Ags. 1800 A. Jervise Memorials (1885) II. 104:
'Twas a Peght's House as some these call, With flagstone roof, and whinstone wall.
Ork. 1806 P. Neill Tour 9:
A large subterraneous building was some time ago discovered. It is vulgarly called a Pecht's house.
Abd. 1910 J. Grant Legends of Mar 9:
Picts' houses — excavations in a dry brae, with side walls of the rudest masonry inclining inwards, and capped over with long stones.
Sc. 1955 F. T. Wainwright Problem of Picts 15:
To speak of brochs as “Pictish Towers” or of souterrains as “Picts' Houses”, both once honoured terms, is to apply misleading labels which suggest equations that are not established.
(ii) Sh. 1733 T. Gifford Hist. Descr. Zetland (1879) 4:
There are several holms belonging to this parish, only used for pasture of little value, save one called Moussy, in which is one of these Pights houses, a great part whereof is yet standing, called The Castle of Moussy.
Sc. 1822 Scott Pirate xxvii.:
One of those dens which are called Burghs and Picts-houses in Zetland.

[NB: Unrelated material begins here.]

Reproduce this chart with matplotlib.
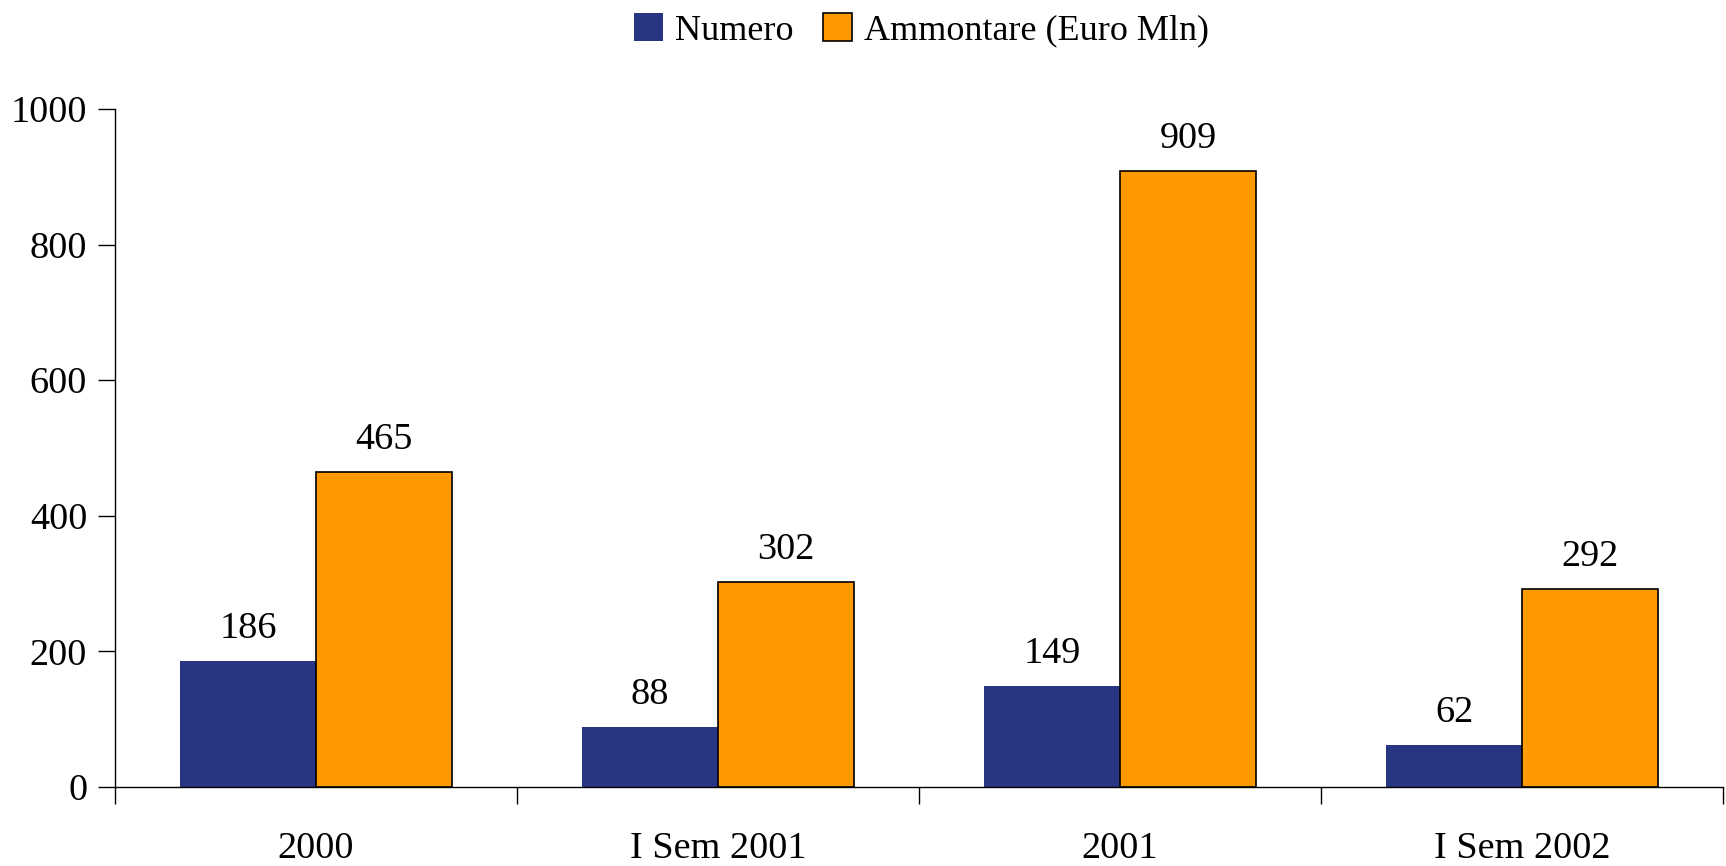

(11) Bwk. 1856 G. Henderson Pop. Rhymes 8:
Grisly Droedan sat alane By the cairn and Pech stane.
Lnk. 1991 Duncan Glen Selected Poems 59:
pech-stane
I staun wi it and you
and think o the peelie
alane agin the pale luift
and see
eternity in thae twa
and you and me
alane
thegither and apairt.

2. A somewhat contemptuous term for a small undersized creature or, occas., thing, esp. a diminutive man or woman, a dwarf, a “midget” (Abd. 1825 Jam.; Sh., Bnff., Abd. 1965); a small mischievous child, a little rascal. Also dim. pichtie, deriv. peechtan, id. (Mry. 1925).Abd. 1768 A. Ross Works (S.T.S.) 160:
You'd laugh to see the monky pight.
Peb. 1793 R. Brown Carlop Green (1817) 119:
And here's the pug-like smilan' Pegh; Wi' the powowit poll.
Bch. 1804 W. Tarras Poems 135:
Was't wine, the slock o' feckless pights? Na faith, 'twas whisky!

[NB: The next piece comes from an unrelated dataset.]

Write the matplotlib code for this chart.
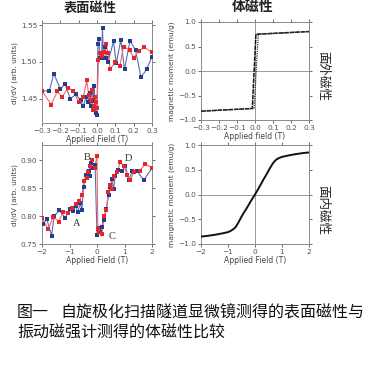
import matplotlib
matplotlib.use("Agg")
import matplotlib.pyplot as plt

plt.rcParams['font.family'] = ['DejaVu Sans', 'Noto Sans CJK SC']

# ---------------- data ----------------
# top-left: surface dI/dV vs field (small field range)
tl_blue_x = [-0.30, -0.26, -0.235, -0.20, -0.175, -0.145, -0.115, -0.09, -0.075, -0.06,
             -0.05, -0.04, -0.035, -0.025, -0.02, -0.015, -0.01, -0.005, 0.0,
             0.005, 0.01, 0.015, 0.025, 0.03, 0.035, 0.045, 0.05, 0.06, 0.09,
             0.105, 0.13, 0.15, 0.18, 0.21, 0.24, 0.27, 0.30]
tl_blue_y = [1.460, 1.461, 1.484, 1.463, 1.470, 1.450, 1.456, 1.448, 1.440, 1.452,
             1.445, 1.458, 1.440, 1.462, 1.447, 1.467, 1.437, 1.430, 1.428,
             1.525, 1.531, 1.505, 1.510, 1.546, 1.505, 1.520, 1.505, 1.500, 1.528,
             1.498, 1.530, 1.490, 1.529, 1.516, 1.479, 1.490, 1.507]
tl_red_x = [-0.30, -0.25, -0.216, -0.19, -0.158, -0.132, -0.10, -0.074, -0.056, -0.045,
            -0.035, -0.03, -0.023, -0.015, -0.01, -0.005, 0.0,
            0.008, 0.015, 0.025, 0.04, 0.05, 0.06, 0.072, 0.10, 0.125, 0.145,
            0.178, 0.20, 0.227, 0.258, 0.30]
tl_red_y = [1.461, 1.442, 1.460, 1.452, 1.465, 1.461, 1.446, 1.453, 1.475, 1.455,
            1.448, 1.462, 1.435, 1.440, 1.452, 1.445, 1.438,
            1.503, 1.512, 1.508, 1.514, 1.525, 1.512, 1.490, 1.500, 1.495, 1.521,
            1.516, 1.506, 1.515, 1.520, 1.513]

# bottom-left: surface dI/dV vs field (large field range)
bl_blue_x = [-1.95, -1.83, -1.65, -1.56, -1.37, -1.16, -0.98, -0.86, -0.78, -0.70,
             -0.61, -0.55, -0.49, -0.41, -0.35, -0.30, -0.26, -0.22, -0.15, -0.07,
             0.0, 0.07, 0.12, 0.18, 0.24, 0.34, 0.42, 0.48, 0.54, 0.60, 0.66,
             0.78, 0.90, 1.03, 1.15, 1.29, 1.45, 1.70, 2.0]
bl_blue_y = [0.786, 0.795, 0.765, 0.800, 0.810, 0.797, 0.813, 0.809, 0.818, 0.807,
             0.823, 0.810, 0.852, 0.874, 0.868, 0.880, 0.872, 0.894, 0.886, 0.892,
             0.766, 0.779, 0.772, 0.781, 0.793, 0.813, 0.837, 0.852, 0.867, 0.848, 0.871,
             0.883, 0.880, 0.890, 0.864, 0.881, 0.881, 0.864, 0.886]
bl_red_x = [-2.0, -1.77, -1.59, -1.40, -1.22, -1.04, -0.92, -0.76, -0.64, -0.55,
            -0.47, -0.37, -0.31, -0.25, -0.19, -0.09, 0.0, 0.03, 0.09, 0.18,
            0.26, 0.34, 0.41, 0.48, 0.54, 0.60, 0.72, 0.85, 0.99, 1.09, 1.21,
            1.33, 1.55, 1.76, 2.0]
bl_red_y = [0.797, 0.776, 0.799, 0.790, 0.808, 0.806, 0.815, 0.821, 0.827, 0.838,
            0.862, 0.868, 0.879, 0.889, 0.901, 0.886, 0.907, 0.777, 0.772, 0.768,
            0.800, 0.810, 0.843, 0.855, 0.848, 0.872, 0.878, 0.896, 0.889, 0.874, 0.864,
            0.878, 0.881, 0.893, 0.886]

# top-right: bulk out-of-plane hysteresis
tr_up_x = [-0.30, -0.015, 0.005, 0.30]
tr_up_y = [-0.82, -0.765, 0.75, 0.805]
tr_down_x = [0.30, 0.018, -0.005, -0.30]
tr_down_y = [0.805, 0.75, -0.765, -0.82]

# bottom-right: bulk in-plane magnetization
br_x = [-2.0, -1.75, -1.5, -1.25, -1.0, -0.9, -0.8, -0.72, -0.64, -0.55, -0.45, -0.3,
        -0.15, 0.0, 0.15, 0.3, 0.45, 0.55, 0.64, 0.72, 0.8, 0.9, 1.0, 1.25, 1.5,
        1.75, 2.0]
br_y = [-0.85, -0.835, -0.815, -0.79, -0.76, -0.735, -0.70, -0.66, -0.59, -0.50,
        -0.40, -0.27, -0.13, 0.0, 0.14, 0.29, 0.43, 0.53, 0.61, 0.67, 0.71, 0.74,
        0.76, 0.79, 0.815, 0.835, 0.85]

letters = ['A', 'B', 'C', 'D']
letter_x = [-0.74, -0.35, 0.54, 1.15]
letter_y = [0.786, 0.905, 0.764, 0.903]

titles = ['表面磁性', '体磁性']
side_labels = ['面外磁性', '面内磁性']
caption1a = '图一'
caption1b = '自旋极化扫描隧道显微镜测得的表面磁性与'
caption2 = '振动磁强计测得的体磁性比较'

# ---------------- figure ----------------
W, H = 390, 368
fig = plt.figure(figsize=(W / 100, H / 100), dpi=100)
fig.patch.set_facecolor('white')

def box(l, t, r, b):
    return [l / W, 1 - b / H, (r - l) / W, (b - t) / H]

ax_tl = fig.add_axes(box(42, 23, 152, 123))
ax_tr = fig.add_axes(box(201, 22, 309, 120))
ax_bl = fig.add_axes(box(42, 145, 152, 244))
ax_br = fig.add_axes(box(201, 145, 309, 244))

BLUE = '#283c8e'
BLUE_L = '#5a6cb4'
RED = '#e0282c'
RED_L = '#ec6a6a'
TICKC = '#555555'

def style(ax, xlabel, ylabel):
    for s in ax.spines.values():
        s.set_color('#8a8a8a')
        s.set_linewidth(0.7)
    ax.tick_params(labelsize=5.3, colors=TICKC, width=0.6, length=2, pad=1.5, direction='out')
    ax.tick_params(top=True, right=True)
    ax.set_xlabel(xlabel, fontsize=5.5, color='#444444', labelpad=1)
    ax.set_ylabel(ylabel, fontsize=5.3, color='#444444', labelpad=2)

def dots(ax, x, y, c, lc):
    ax.plot(x, y, '-', color=lc, lw=0.8, zorder=2)
    ax.plot(x, y, 's', color=c, ms=2.7, mec=c, mew=0, zorder=3)

# top-left
dots(ax_tl, tl_blue_x, tl_blue_y, BLUE, BLUE_L)
dots(ax_tl, tl_red_x, tl_red_y, RED, RED_L)
ax_tl.set_xlim(-0.3, 0.3)
ax_tl.set_ylim(1.417, 1.553)
ax_tl.set_xticks([-0.3, -0.2, -0.1, 0.0, 0.1, 0.2, 0.3])
ax_tl.set_yticks([1.45, 1.50, 1.55])
ax_tl.set_yticklabels(['1.45', '1.50', '1.55'])
style(ax_tl, 'Applied Field (T)', 'dI/dV (arb. units)')

# bottom-left
dots(ax_bl, bl_blue_x, bl_blue_y, BLUE, BLUE_L)
dots(ax_bl, bl_red_x, bl_red_y, RED, RED_L)
ax_bl.set_xlim(-2, 2)
ax_bl.set_ylim(0.75, 0.927)
ax_bl.set_xticks([-2, -1, 0, 1, 2])
ax_bl.set_yticks([0.75, 0.80, 0.85, 0.90])
ax_bl.set_yticklabels(['0.75', '0.80', '0.85', '0.90'])
style(ax_bl, 'Applied Field (T)', 'dI/dV (arb. units)')
for t, lx, ly in zip(letters, letter_x, letter_y):
    ax_bl.text(lx, ly, t, fontsize=7.5, family='Liberation Serif', color='#333333',
               ha='center', va='center', zorder=5)

# top-right
ax_tr.axhline(0, color='#8a8a8a', lw=0.6, zorder=1)
ax_tr.axvline(0, color='#8a8a8a', lw=0.6, zorder=1)
ax_tr.plot(tr_up_x, tr_up_y, color='#111111', lw=1.1, ls=(0, (3, 0.6)), zorder=3)
ax_tr.plot(tr_down_x, tr_down_y, color='#333333', lw=0.9, ls=(0, (1, 0.8)), zorder=3)
ax_tr.set_xlim(-0.3, 0.3)
ax_tr.set_ylim(-1.0, 1.0)
ax_tr.set_xticks([-0.3, -0.2, -0.1, 0.0, 0.1, 0.2, 0.3])
ax_tr.set_yticks([-1.0, -0.5, 0.0, 0.5, 1.0])
style(ax_tr, 'Applied field (T)', 'magnetic moment (emu/g)')

# bottom-right
ax_br.axhline(0, color='#8a8a8a', lw=0.6, zorder=1)
ax_br.axvline(0, color='#8a8a8a', lw=0.6, zorder=1)
ax_br.plot(br_x, br_y, color='#111111', lw=1.4, zorder=3, solid_joinstyle='round')
ax_br.set_xlim(-2, 2)
ax_br.set_ylim(-1.0, 1.0)
ax_br.set_xticks([-2, -1, 0, 1, 2])
ax_br.set_yticks([-1.0, -0.5, 0.0, 0.5, 1.0])
style(ax_br, 'Applied Field (T)', 'mangnetic moment (emu/g)')

cjk = ['Noto Sans CJK SC', 'DejaVu Sans']
fig.text(90 / W, 1 - 8 / H, titles[0], fontsize=9.5, family=cjk, weight='bold',
         ha='center', va='center', color='#222222')
fig.text(253 / W, 1 - 7 / H, titles[1], fontsize=10, family=cjk, weight='bold',
         ha='center', va='center', color='#222222')
fig.text(323 / W, 1 - 76 / H, side_labels[0], fontsize=9, family=cjk,
         rotation=-90, ha='center', va='center', color='#222222')
fig.text(323 / W, 1 - 210 / H, side_labels[1], fontsize=9, family=cjk,
         rotation=-90, ha='center', va='center', color='#222222')

fig.text(17 / W, 1 - 313 / H, caption1a, fontsize=11.5, family=cjk,
         ha='left', va='center', color='#111111')
fig.text(60 / W, 1 - 313 / H, caption1b, fontsize=11.5, family=cjk,
         ha='left', va='center', color='#111111')
fig.text(17 / W, 1 - 333 / H, caption2, fontsize=11.5, family=cjk,
         ha='left', va='center', color='#111111')

fig.savefig('out.png', dpi=100, facecolor='white')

Sc. 1826 Wilson Noctes Amb. (1863) I. 262:
Neptune . . . lauchs to see the bit wee insignificant eighty-gun ships, or pechs o' Forty-fours, dashed into flinders.

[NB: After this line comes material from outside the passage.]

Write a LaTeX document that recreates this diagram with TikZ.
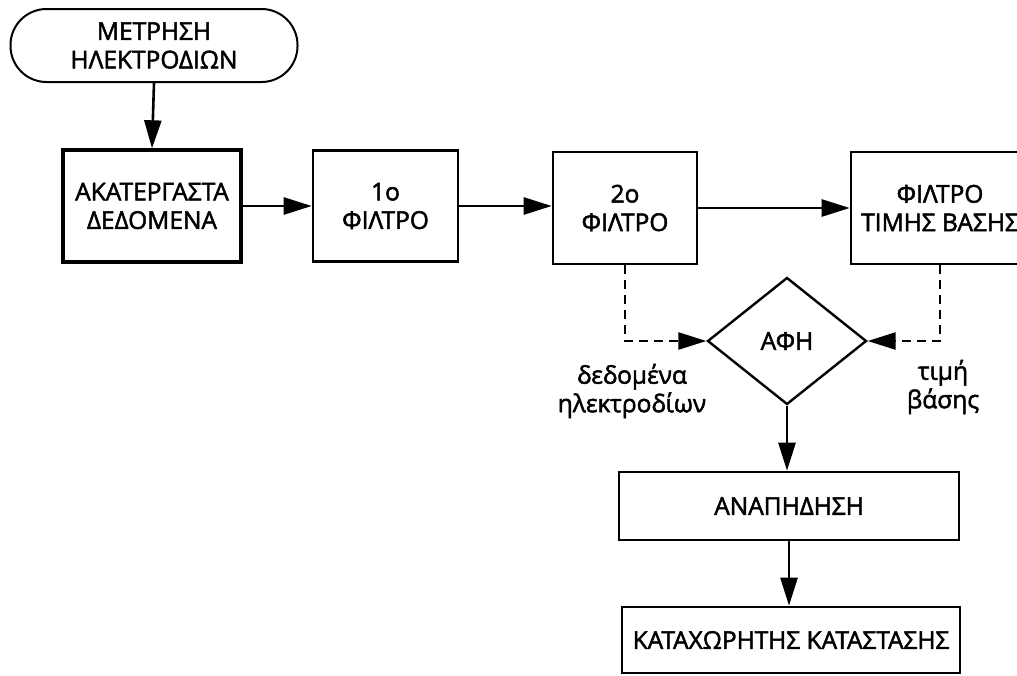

Abd. 1898 J. R. Imray Sandy Todd xi.:
[To] lat the likes o' yon picht o' a cratur' twine him roon her finger like a worsit thread.
Abd. 1903 E.D.D.:
This word was applied about 1798 to the persons living in a country district of Aberdeenshire as a term of contempt, “Gae awa hame, ye pechts o' B[irs]e.”
Abd. 1906 J. Christie Drachlaw Revisited 5:
Tae a' the sckweel it was a sicht Tae see the merkie wee bit picht [cuckoo in clock].
Abd.1 1929:
A wee picht o' a body, he cud hae pitten her in's pooch.

II. v. To work in a feeble ineffective way, to make a poor job of something, tackle work halfheartedly and inefficiently (Bnff. 1866 Gregor D. Bnff. 125, picht). Ppl.adj. pichtin', peechtan, of a person: inefficient, bungling, “ham-handed”, awkward (Ib.), deformed, stunted, ill-grown, misshapen (Mry. 1921 T.S.D.C. 16); vbl.n. pichtan, a feeble attempt at anything, a botching performance (Gregor).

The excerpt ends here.